Social and Technological Challenges

A workshop at the 16th International World Wide Web Conference
May 8, 2007 - Banff, Alberta, Canada

Overview

Schedule

Program
   Speakers
   Full Papers
   Position Papers
   Attendee Bios

Call for Participation

Important Dates

Organizing Committee

Related Workshops

Workshop Program

The workshop will be held in three parts. The first part of this workshop will give pactitioners and researchers an opportunity to share recent research using query log data. Speakers will be selected from submitted papers. The second part of the workshop will include discussions on legal and ethical challenges associated with query logs and privacy. Speakers will be invited from relevant organizations. The thrid part of the program will include a panel led discussion focusing on how to move forward in query log research.

See the Schedule for details on the day and links to slides.

Confirmed Speakers / Panel Members

Here is a list of just some of the speakers expected to present:

 

Accepted full length papers

User 4XXXXX9: Anonymizing Query Logs  
Eytan Adar — University of Washington

Abstract: The recent release of the American Online (AOL) Query Logs highlighted the remarkable amount of private and identifying information that users are willing to reveal to a search engine. The release of these types of log files therefore represents a significant liability and compromise of user privacy. However, without such data the academic community greatly suffers in their ability to conduct research on real search engines. This paper proposes two specific solutions (rather than an overly general framework) that attempts to balance the needs of certain types of research while individual privacy. The first solution, based on a threshold cryptography system, eliminates highly identifying queries, in real time, without preserving history or statistics about previous behavior. The second solution attempts to deal with sets of queries, that when taken in aggregate, are overly identifying. Both are novel and represent additional options for data anonymization.  [  paper  |  slides  ]

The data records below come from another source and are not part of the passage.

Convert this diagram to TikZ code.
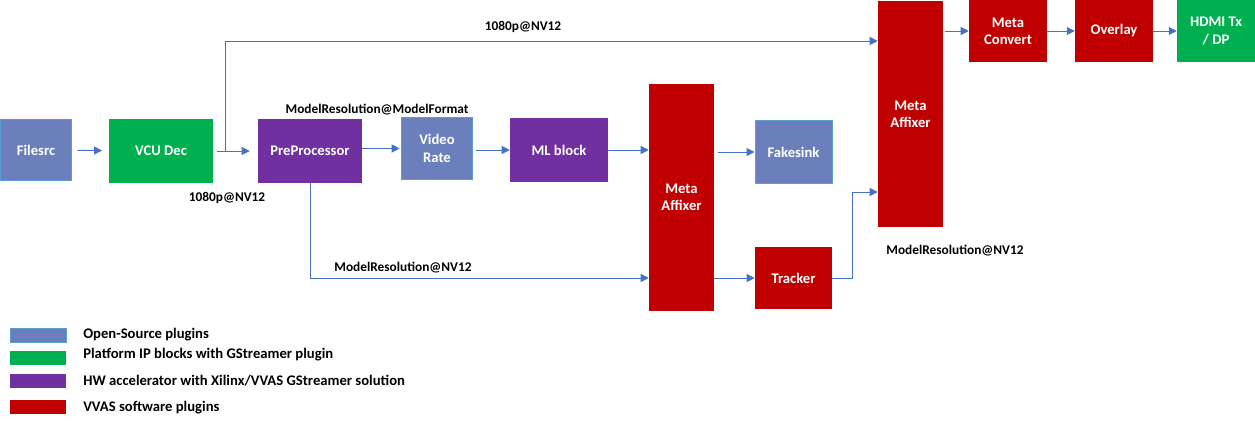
\documentclass[tikz,border=0pt]{standalone}
\usepackage{fontspec}
\setmainfont{Carlito}
\usetikzlibrary{arrows.meta}
\definecolor{osblue}{HTML}{6A7FBB}
\definecolor{osedge}{HTML}{5B9BD5}
\definecolor{ipgreen}{HTML}{00B050}
\definecolor{hwpurple}{HTML}{7030A0}
\definecolor{swred}{HTML}{C00000}
\definecolor{linkblue}{HTML}{4472C4}
\begin{document}
\begin{tikzpicture}[x=0.75pt,y=-0.75pt,
  dims/.style 2 args={minimum width=#1*0.75pt, minimum height=#2*0.75pt},
  block/.style={inner sep=0pt, align=center, text=white, font=\bfseries\fontsize{11}{13}\selectfont},
  osbox/.style={block, fill=osblue, draw=osedge, line width=0.75pt},
  ipbox/.style={block, fill=ipgreen},
  hwbox/.style={block, fill=hwpurple},
  swbox/.style={block, fill=swred},
  flow/.style={draw=linkblue, line width=0.75pt, -{Triangle[length=6pt,width=6pt]}},
  tag/.style={font=\bfseries\fontsize{10}{12}\selectfont, inner sep=0pt},
  keytext/.style={font=\bfseries\fontsize{11}{13}\selectfont, inner sep=0pt, anchor=west},
  swatch/.style={dims={56}{14}, inner sep=0pt}]
\useasboundingbox (0,0) rectangle (1255,425);
% main chain
\node[osbox, dims={71}{61}] (fs) at (36,150) {Filesrc};
\node[ipbox, dims={104}{64}] (vcu) at (161,151) {VCU Dec};
\node[hwbox, dims={104}{64}] (pre) at (310,151) {PreProcessor};
\node[osbox, dims={71}{62}] (vr) at (437,148.5) {Video\\Rate};
\node[hwbox, dims={98}{64}] (ml) at (559,150) {ML block};
\node[swbox, dims={65}{227}] (ma1) at (681.5,197.5) {Meta\\Affixer};
\node[osbox, dims={77}{63}] (fk) at (793.5,152) {Fakesink};
\node[swbox, dims={77}{62}] (tr) at (793.5,278) {Tracker};
\node[swbox, dims={65}{226}] (ma2) at (910.5,114) {Meta\\Affixer};
\node[swbox, dims={78}{62}] (mc) at (1008,31) {Meta\\Convert};
\node[swbox, dims={78}{62}] (ov) at (1114,31) {Overlay};
\node[ipbox, dims={78}{62}] (hd) at (1216,31) {HDMI Tx\\/ DP};
% connectors
\draw[flow, shorten <=4pt, shorten >=5pt] (fs) -- (vcu);
\draw[flow, shorten <=3pt, shorten >=6pt] (vcu) -- (pre);
\coordinate (tap) at (225,151);
\coordinate (up) at (225,41);
\draw[flow] (tap) -- (up) -- (up -| ma2.west);
\draw[flow, shorten >=1pt] (pre.east |- vr) -- (vr);
\draw[flow, shorten <=2pt] (vr.east |- ml) -- (ml);
\draw[flow] (ml) -- (ml -| ma1.west);
\draw[flow] (pre.south) |- (tr -| ma1.west);
\draw[flow, shorten <=3pt] (ma1.east |- fk) -- (fk);
\draw[flow] (ma1.east |- tr) -- (tr);
\coordinate (bend) at (852,192);
\draw[flow] (tr) -- (tr -| bend) -- (bend) -- (bend -| ma2.west);
\draw[flow, shorten <=1pt] (ma2.east |- mc) -- (mc);
\draw[flow] (mc) -- (ov);
\draw[flow] (ov) -- (hd);
% format labels
\node[tag] (l1) at (523,27) {1080p@NV12};
\node[tag] (l2) at (227,198) {1080p@NV12};
\node[tag] (l3) at (377,110) {ModelResolution@ModelFormat};
\node[tag] (l4) at (403,268) {ModelResolution@NV12};
\node[tag] (l5) at (955,251) {ModelResolution@NV12};
% legend
\node[swatch, fill=osblue, draw=osedge, line width=0.75pt] (k1) at (38,335) {};
\node[swatch, fill=ipgreen] (k2) at (38,357.5) {};
\node[swatch, fill=hwpurple] (k3) at (38,381) {};
\node[swatch, fill=swred] (k4) at (38,407) {};
\node[keytext] at (83,335) {Open-Source plugins};
\node[keytext] at (83,355) {Platform IP blocks with GStreamer plugin};
\node[keytext] at (83,381) {HW accelerator with Xilinx/VVAS GStreamer solution};
\node[keytext] at (83,408) {VVAS software plugins};
\end{tikzpicture}
\end{document}
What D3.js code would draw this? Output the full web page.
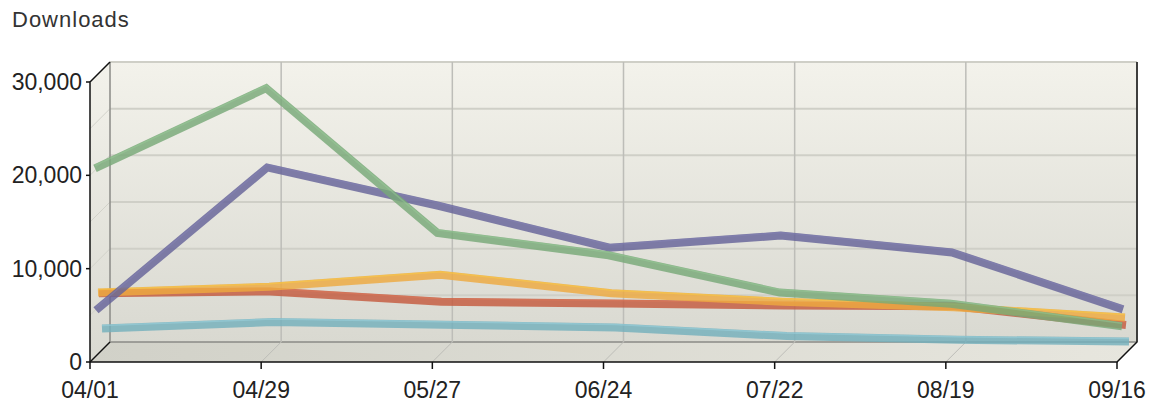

A Study of Mobile Search Queries in Japan  
Ricardo Baeza-Yates, Georges Dupret and Javier Velasco — Yahoo!

Abstract: In this paper we study the characteristics of search queries on mobile phones in Japan, comparing them with previous results of generic search queries in Japan and mobile search queries in the USA.We confirm some results while find some interesting differences on the query distribution, use of the different script languages and query topics.  [  paper  |  slides  ]


Web Search Engine Evaluation using Clickthrough Data and a User Model  
Georges Dupret, Vanessa Murdock and Benjamin Piwowarski — Yahoo!

Abstract: Traditional search engine evaluation relies on a list of query document pairs along with a score reflecting the document relevance to the query. The score is generally a human assessment, but nothing is said explicitly about the actual user behavior. In this paper we illustrate with a toy model that once the user behavior is agreed upon, the human assessment can be eliminated and the engine performance can be evaluated based on the clickthrough data of past users.  [  paper  |  slides  ]


Query Logs Alone are not Enough  
Carrie Grimes, Diane Tang and Daniel M Russell — Google Research

Abstract: The practice of guiding a search engine based on query logs observed from the engine's user population provides large volumes of data but potentially also sacrifices the privacy of the user. In this paper, we ask the following question: Is it possible, given rich instrumented data from a panel and usability study data, to observe complete information without routinely analyzing query logs? What unique benefits to the user could hypothetically be derived from analyzing query logs? We demonstrate that three different modes of collecting data, the field study, the instrumented user panel, and the raw query log, provide complementary sources of data. The query log is the least rich source of data for individual events, but has irreplaceable information for understanding the scope of resources that a search engine needs to provide for the user.  [  paper  |  slides  ]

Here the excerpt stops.